WiseNut - full crawl.
Google - partial crawl.
Ink - Sporadic spidering.
Northern Light - significant spidering.
Alta - significant spidering.
Excite - sporadic spidering.
3rd party spiders - much spidering.
That's close to 95k pages in the last 48 hours. (probably 25k already this morning during peak hours)
Q: Is there an answer? It is a massive waste of internet resources and bandwidth.
A: A common centralized spider system paid for by the search engines. The system spiders the sites, then the se's just pull from the common db.
It would result in fresher pages and significantly reduced internet load. It is foolish for all these companies to be duplicating the same function.
Seems like where we see a dominant service, we see either predatory behavior or slow adoption to new technologies. The search engines would become dependent on the outsourced spidering and it seems as though the entire industry would be very negatively affected by a disruption of the central spider, or by pricing pressures from the monopolistic spider.

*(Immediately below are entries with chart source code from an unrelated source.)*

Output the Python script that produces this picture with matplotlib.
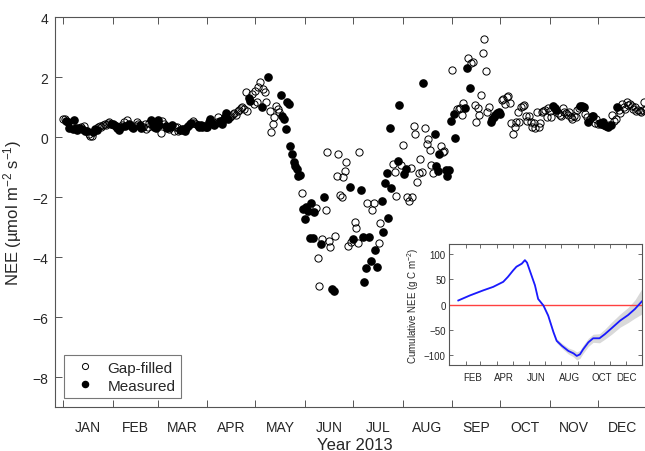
import numpy as np
import matplotlib
matplotlib.use('Agg')
import matplotlib.pyplot as plt
from matplotlib.ticker import FixedLocator, NullFormatter, FixedFormatter

plt.rcParams['font.family'] = ['Liberation Sans', 'DejaVu Sans']
plt.rcParams['mathtext.default'] = 'regular'

# ---- daily NEE 2013 (umol m-2 s-1), M = measured, G = gap-filled ----
months = ['JAN', 'FEB', 'MAR', 'APR', 'MAY', 'JUN', 'JUL', 'AUG', 'SEP', 'OCT', 'NOV', 'DEC']
month_start = [1, 32, 60, 91, 121, 152, 182, 213, 244, 274, 305, 335, 366]

jan_nee = [0.62, 0.60, 0.55, 0.50, 0.30, 0.45, 0.28, 0.58, 0.30, 0.26, 0.30, 0.35, 0.28, 0.38, 0.22, 0.20,
           0.12, 0.06, 0.05, 0.18, 0.28, 0.24, 0.34, 0.38, 0.33, 0.40, 0.44, 0.42, 0.48, 0.50, 0.45]
jan_src = "GGMMMGMMMMMGMGMMGGGMMMGGGGGGGGM"
feb_nee = [0.45, 0.40, 0.38, 0.30, 0.26, 0.35, 0.40, 0.52, 0.38, 0.58, 0.45, 0.42, 0.33, 0.30, 0.38, 0.50,
           0.46, 0.40, 0.32, 0.36, 0.44, 0.27, 0.35, 0.48, 0.58, 0.40, 0.36, 0.32]
feb_src = "MMMMMMGGMGMMMMGGGMMGGGGGMMMM"
mar_nee = [0.58, 0.40, 0.16, 0.55, 0.44, 0.38, 0.30, 0.27, 0.33, 0.40, 0.22, 0.35, 0.33, 0.22, 0.25, 0.28,
           0.24, 0.22, 0.30, 0.38, 0.45, 0.47, 0.54, 0.48, 0.44, 0.42, 0.36, 0.40, 0.34, 0.38, 0.36]
mar_src = "MMGGGMMGMMGGGGMMMMMMMMGGGMMMMMM"
apr_nee = [0.36, 0.50, 0.61, 0.48, 0.40, 0.45, 0.52, 0.67, 0.55, 0.44, 0.58, 0.67, 0.80, 0.62, 0.67, 0.72,
           0.78, 0.82, 0.75, 0.88, 0.92, 0.98, 1.00, 0.95, 1.50, 0.88, 1.30, 1.22, 1.45, 1.10]
apr_src = "MMMMMGGGMMMMMMGGGGGGGGGGGGMMGG"
may_nee = [1.55, 1.17, 1.67, 1.85, 1.00, 1.60, 1.50, 1.17, 2.00, 0.89, 0.17, 0.44, 0.67, 1.05, 0.95, 0.83,
           1.41, 0.72, 0.61, 0.28, 1.17, 1.10, -0.30, -0.56, -0.83, -0.94, -1.06, -1.28, -1.25, -1.87, -2.39]
may_src = "GGGGMGGGMGGGGGGGMMMMMMMMMMMMMGM"
jun_nee = [-2.72, -2.33, -2.44, -3.35, -2.20, -3.35, -2.50, -2.35, -4.02, -4.95, -3.56, -3.40, -2.00, -2.43,
           -0.48, -3.47, -3.67, -5.05, -5.12, -3.28, -1.30, -0.56, -1.92, -2.00, -1.31, -1.13, -0.83, -3.61,
           -1.67, -3.50]
jun_src = "MMMMMMMGGGMGMGGGGMMGGGGGGGGGMG"
jul_nee = [-3.39, -2.83, -3.01, -3.52, -0.48, -1.76, -3.33, -4.81, -4.37, -2.20, -3.33, -4.13, -2.41, -2.19,
           -3.76, -4.31, -3.53, -2.86, -2.11, -3.16, -1.52, -1.20, -2.69, 0.31, -1.69, -0.89, -1.17, -1.94,
           -0.78, 1.08, -0.91]
jul_src = "MGGGGMMMMGMMGGMMGGMMMMMMMGGGMMG"
aug_nee = [-0.25, -1.22, -1.06, -2.00, -2.11, -1.03, -2.00, 0.37, 0.11, -1.50, -1.20, -0.72, -1.17, 1.81,
           0.31, -0.22, -0.06, -0.42, -0.91, -1.19, 0.11, -0.94, -1.11, -0.56, -0.30, -0.50, -0.45, -1.08,
           -1.30, -1.08, 0.55]
aug_src = "GMMGGGGGGGGGGMGGGGGGMMMMGGGMMMM"
sep_nee = [2.25, 0.78, -0.03, 0.94, 0.94, 0.97, 0.74, 1.14, 0.97, 2.31, 2.63, 1.63, 2.48, 2.52, 1.08, 0.52,
           0.97, 0.74, 1.41, 2.80, 3.28, 2.22, 0.85, 1.00, 0.50, 0.60, 0.68, 0.75, 0.80, 0.84]
sep_src = "GMMGGGGGMMGMGGGGGGGGGGGGMMMMMM"
oct_nee = [0.78, 1.25, 1.28, 1.10, 1.33, 1.37, 1.15, 0.48, 0.11, 0.33, 0.50, 0.83, 0.52, 1.00, 1.03, 1.08,
           0.72, 0.55, 0.70, 0.50, 0.33, 0.48, 0.30, 0.85, 0.33, 0.48, 0.83, 0.89, 0.90, 0.67, 0.97]
oct_src = "MGGGGGGGGGGGGGGGGGGGGGGGGGGGGGG"
nov_nee = [0.89, 0.67, 1.05, 0.97, 0.92, 0.80, 0.75, 0.70, 0.97, 0.85, 0.80, 0.75, 0.85, 0.67, 0.60, 0.72,
           0.67, 0.90, 0.97, 1.05, 1.05, 1.00, 0.78, 0.67, 0.50, 0.62, 0.70, 0.70, 0.47, 0.60]
nov_src = "GGMMMGGGGGGGGGGGGGGMMMGGMGGMGG"
dec_nee = [0.45, 0.47, 0.44, 0.50, 0.40, 0.38, 0.33, 0.42, 0.40, 0.75, 0.55, 0.60, 1.00, 0.90, 0.80, 1.11,
           1.00, 0.94, 1.17, 1.08, 1.10, 1.03, 0.95, 1.00, 0.88, 0.90, 0.88, 0.85, 0.92, 1.17, 0.95]
dec_src = "GMMMMMMGMGGGMGGGGGGGGGGGGGGGGGG"

# ---- cumulative NEE (g C m-2) with uncertainty ----
cum_doy = [18, 40, 65, 84, 103, 112, 122, 128, 138, 144, 148, 153, 163, 169, 179, 188, 198, 204, 214, 226,
           236, 242, 248, 254, 264, 273, 285, 295, 308, 324, 339, 352, 365]
cum_nee = [8, 18, 28, 35, 45, 55, 68, 75, 81, 88, 83, 68, 38, 11, -2, -22, -55, -72, -82, -92,
           -97, -102, -99, -89, -75, -67, -67, -59, -47, -32, -21, -9, 6]
cum_err = [0.5, 0.5, 0.5, 0.5, 0.5, 0.5, 0.7, 0.8, 1, 1, 1, 1.5, 2, 2, 2.5, 3, 3.5, 4, 5, 6,
           7, 8, 8, 8, 8, 8, 9, 10, 12, 13, 15, 18, 25]
inset_months = ['FEB', 'APR', 'JUN', 'AUG', 'OCT', 'DEC']
inset_label_doy = [46, 105, 166, 228, 289, 337]

nee = np.array(jan_nee + feb_nee + mar_nee + apr_nee + may_nee + jun_nee +
               jul_nee + aug_nee + sep_nee + oct_nee + nov_nee + dec_nee)
src = np.array(list(jan_src + feb_src + mar_src + apr_src + may_src + jun_src +
                    jul_src + aug_src + sep_src + oct_src + nov_src + dec_src))
doy = np.arange(1, len(nee) + 1)
meas = src == 'M'

txt = '#262626'
edge = '#555555'

fig = plt.figure(figsize=(6.45, 4.52), dpi=100)
ax = fig.add_axes([55 / 645, 43.7 / 452, 599 / 645, 390 / 452])

ax.plot(doy[~meas], nee[~meas], 'o', mfc='none', mec='k', ms=5.2, mew=0.7, label='Gap-filled')
ax.plot(doy[meas], nee[meas], 'o', mfc='k', mec='k', ms=5.2, label='Measured')

ax.set_xlim(-4, 370)
ax.set_ylim(-9, 4)
ax.set_yticks([-8, -6, -4, -2, 0, 2, 4])
ax.xaxis.set_major_locator(FixedLocator(month_start))
ax.xaxis.set_major_formatter(NullFormatter())
mid = [(a + b) / 2 for a, b in zip(month_start[:-1], month_start[1:])]
ax.xaxis.set_minor_locator(FixedLocator(mid))
ax.xaxis.set_minor_formatter(FixedFormatter(months))
ax.tick_params(axis='both', which='major', direction='in', length=5, width=0.7, color=edge,
               top=True, right=True, labelsize=10, labelcolor=txt)
ax.tick_params(axis='x', which='minor', length=0, pad=9, labelsize=10, labelcolor=txt)
ax.tick_params(axis='y', pad=5)
for s in ax.spines.values():
    s.set_color(edge)
    s.set_linewidth(0.8)

ax.set_xlabel('Year 2013', fontsize=12, color=txt, labelpad=2)
ax.set_ylabel('NEE (µmol m$^{-2}$ s$^{-1}$)', fontsize=12, color=txt, labelpad=6)

leg = ax.legend(loc='lower left', bbox_to_anchor=(64 / 645, 53 / 452), bbox_transform=fig.transFigure,
                fancybox=False, fontsize=11, borderaxespad=0, handletextpad=0.5, labelspacing=0.25,
                borderpad=0.35, markerscale=0.85)
leg.get_frame().set_edgecolor(edge)
leg.get_frame().set_linewidth(0.8)
for t in leg.get_texts():
    t.set_color(txt)

# inset: cumulative NEE
axin = fig.add_axes([449.3 / 645, 86 / 452, 193 / 645, 121 / 452])
lo = np.array(cum_nee) - np.array(cum_err)
hi = np.array(cum_nee) + np.array(cum_err)
axin.fill_between(cum_doy, lo, hi, color='#d9d9d9', lw=0)
axin.axhline(0, color='#ff4040', lw=1.0)
axin.plot(cum_doy, cum_nee, color='#1a1aff', lw=1.3)
axin.set_xlim(1, 366)
axin.set_ylim(-120, 120)
axin.set_yticks([-100, -50, 0, 50, 100])
axin.xaxis.set_major_locator(FixedLocator(month_start[1:-1]))
axin.xaxis.set_major_formatter(NullFormatter())
axin.xaxis.set_minor_locator(FixedLocator(inset_label_doy))
axin.xaxis.set_minor_formatter(FixedFormatter(inset_months))
axin.tick_params(axis='both', which='major', direction='in', length=3, width=0.6, color=edge,
                 top=True, right=True, labelsize=7, labelcolor=txt, pad=2.5)
axin.tick_params(axis='x', which='minor', length=0, pad=5, labelsize=7, labelcolor=txt)
for s in axin.spines.values():
    s.set_color(edge)
    s.set_linewidth(0.8)
axin.set_ylabel('Cumulative NEE (g C m$^{-2}$)', fontsize=7, color=txt, labelpad=2)

fig.savefig('out.png', dpi=100)
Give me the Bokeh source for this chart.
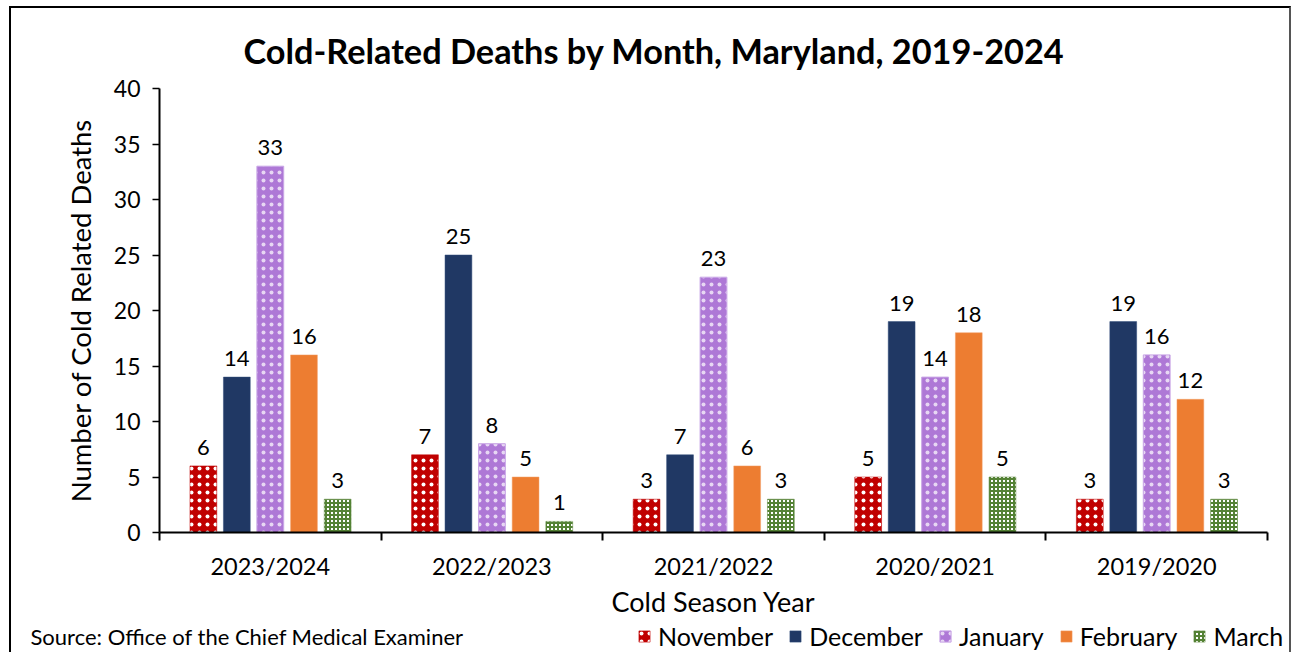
import numpy as np
from bokeh.plotting import figure
from bokeh.models import (ColumnDataSource, FixedTicker, Range1d, Legend, LegendItem, Title)
from bokeh.transform import dodge
from bokeh.core.properties import value
from bokeh.embed import file_html
from bokeh.resources import INLINE

seasons = ["2023/2024", "2022/2023", "2021/2022", "2020/2021", "2019/2020"]
months = ["November", "December", "January", "February", "March"]
november = [6, 7, 3, 5, 3]
december = [14, 25, 7, 19, 19]
january = [33, 8, 23, 14, 16]
february = [16, 5, 6, 18, 12]
march = [3, 1, 3, 5, 3]
y_ticks = [0, 5, 10, 15, 20, 25, 30, 35, 40]

title_text = "Cold-Related Deaths by Month, Maryland, 2019-2024"
source_text = "Source: Office of the Chief Medical Examiner"

FONT = "Lato"

styles = [
    dict(fill_color="#C00000", line_color="#C00000", line_width=0.5,
         hatch_pattern="dot", hatch_color="white", hatch_scale=8, hatch_weight=3),
    dict(fill_color="#203864", line_color="#2F4A78", line_width=0.5),
    dict(fill_color="#AE78D6", line_color="#C9A6E6", line_width=1,
         hatch_pattern="dot", hatch_color="white", hatch_scale=8, hatch_weight=1,
         hatch_alpha=0.7),
    dict(fill_color="#ED7D31", line_color="#F2A06B", line_width=0.5),
    dict(fill_color="white", line_color="#548235", line_width=0.5,
         hatch_pattern="cross", hatch_color="#548235", hatch_scale=4, hatch_weight=2),
]

xc = list(np.arange(len(seasons)) + 0.5)
src = ColumnDataSource(dict(xc=xc, nov=november, dec=december, jan=january,
                            feb=february, mar=march))
fields = ["nov", "dec", "jan", "feb", "mar"]

# ---------------- main chart ----------------
p = figure(width=1282, height=612, output_backend="svg", toolbar_location=None,
           x_range=Range1d(0, 5), y_range=Range1d(0, 40),
           min_border_left=148, min_border_right=26, min_border_top=80, min_border_bottom=88)
p.outline_line_color = None
p.grid.visible = False
p.styles = {"margin-left": "9px", "margin-top": "6px",
            "border-top": "2px solid #000", "border-left": "2px solid #000",
            "border-right": "2px solid #555"}

offs = [-0.302, -0.151, 0.0, 0.152, 0.304]
W = 0.121
for f, o, st in zip(fields, offs, styles):
    p.vbar(x=dodge("xc", o, range=p.x_range), top=f, width=W, bottom=0,
           source=src, **st)
    p.text(x=dodge("xc", o, range=p.x_range), y=f, text=f, source=src,
           text_font=value(FONT), text_font_size="22px", text_color="#000",
           text_align="center", text_baseline="bottom", y_offset=-11)

xa = p.xaxis[0]
xa.ticker = FixedTicker(ticks=xc, minor_ticks=list(range(len(seasons) + 1)))
xa.major_label_overrides = {float(v): s for v, s in zip(xc, seasons)}
xa.major_tick_out = 0
xa.major_tick_in = 0
xa.minor_tick_out = 8
xa.minor_tick_in = 0
xa.minor_tick_line_color = "black"
xa.minor_tick_line_width = 2
xa.axis_line_color = "black"
xa.axis_line_width = 2
xa.major_label_text_font = FONT
xa.major_label_text_font_size = "23.5px"
xa.major_label_text_color = "black"
xa.major_label_standoff = 11
xa.axis_label = "Cold Season Year"
xa.axis_label_text_font = FONT
xa.axis_label_text_font_size = "27px"
xa.axis_label_text_font_style = "normal"
xa.axis_label_text_color = "black"
xa.axis_label_standoff = 2

ya = p.yaxis[0]
ya.ticker = FixedTicker(ticks=y_ticks)
ya.minor_tick_line_color = None
ya.major_tick_out = 7
ya.major_tick_in = 0
ya.major_tick_line_color = "black"
ya.major_tick_line_width = 1.5
ya.axis_line_color = "black"
ya.axis_line_width = 2
ya.major_label_text_font = FONT
ya.major_label_text_font_size = "23px"
ya.major_label_text_color = "black"
ya.major_label_standoff = 12
ya.axis_label = "Number of Cold Related Deaths"
ya.axis_label_text_font = FONT
ya.axis_label_text_font_size = "27.5px"
ya.axis_label_text_font_style = "normal"
ya.axis_label_text_color = "black"
ya.axis_label_standoff = 14

p.add_layout(Title(text=title_text, align="left", offset=84, text_font=FONT,
                   text_font_size="34.3px", text_font_style="bold", text_color="black",
                   standoff=36), "above")

# ---------------- footer: source note + legend ----------------
pf = figure(width=1282, height=34, output_backend="svg", toolbar_location=None,
            x_range=Range1d(0, 1282), y_range=Range1d(0, 34),
            x_axis_type=None, y_axis_type=None, min_border=0)
pf.outline_line_color = None
pf.grid.visible = False
pf.styles = {"margin-left": "9px",
             "border-left": "2px solid #000", "border-right": "2px solid #555"}
pf.text(x=[19], y=[16], text=[source_text], text_font=value(FONT),
        text_font_size="22px", text_color="black",
        text_align="left", text_baseline="middle")

items = []
for m, f, st in zip(months, fields, styles):
    r = pf.vbar(x="xc", top=f, width=W, source=src, visible=False, **st)
    items.append(LegendItem(label=m, renderers=[r]))
legend = Legend(items=items, orientation="horizontal", location=(626, 1),
                label_text_font=FONT, label_text_font_size="25px", label_text_color="black",
                glyph_width=14, glyph_height=14, spacing=15, padding=0, margin=0,
                label_standoff=7, border_line_color=None, background_fill_alpha=0,
                inactive_fill_alpha=0, click_policy="none")
pf.add_layout(legend, "center")

open("out.html", "w").write(file_html([p, pf], INLINE))
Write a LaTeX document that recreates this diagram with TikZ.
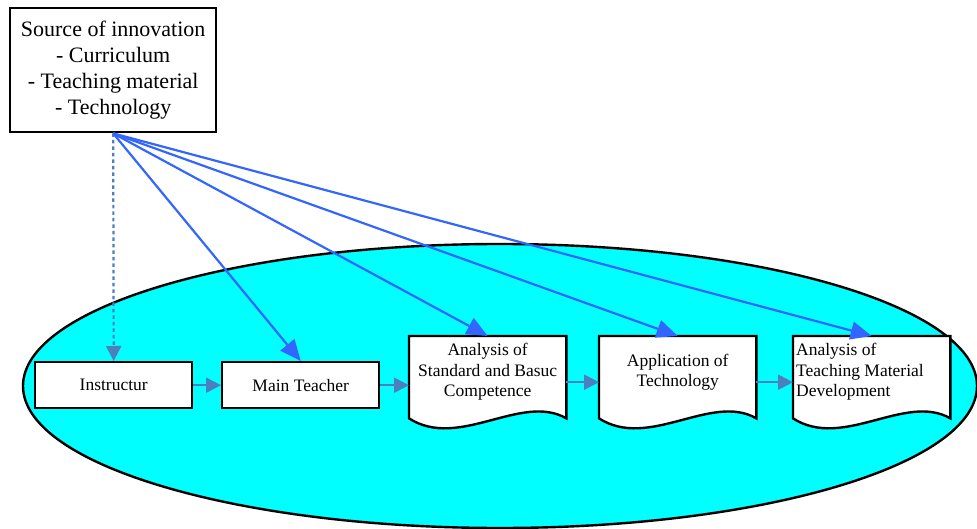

Also, in my industry, a central spidering system would not stop the 3rd party spiders that are specifically set up to spider our site's dynamic content. It takes engineers to develop scripts that will work specifically with our site's content. Because of the resources required, those specialty spiders will always need to remain independent.
By saying that many already use the same database (thinking of Ink), and with my assumption that 3rd party spidering would continue, the gains seem to be worth less than the losses.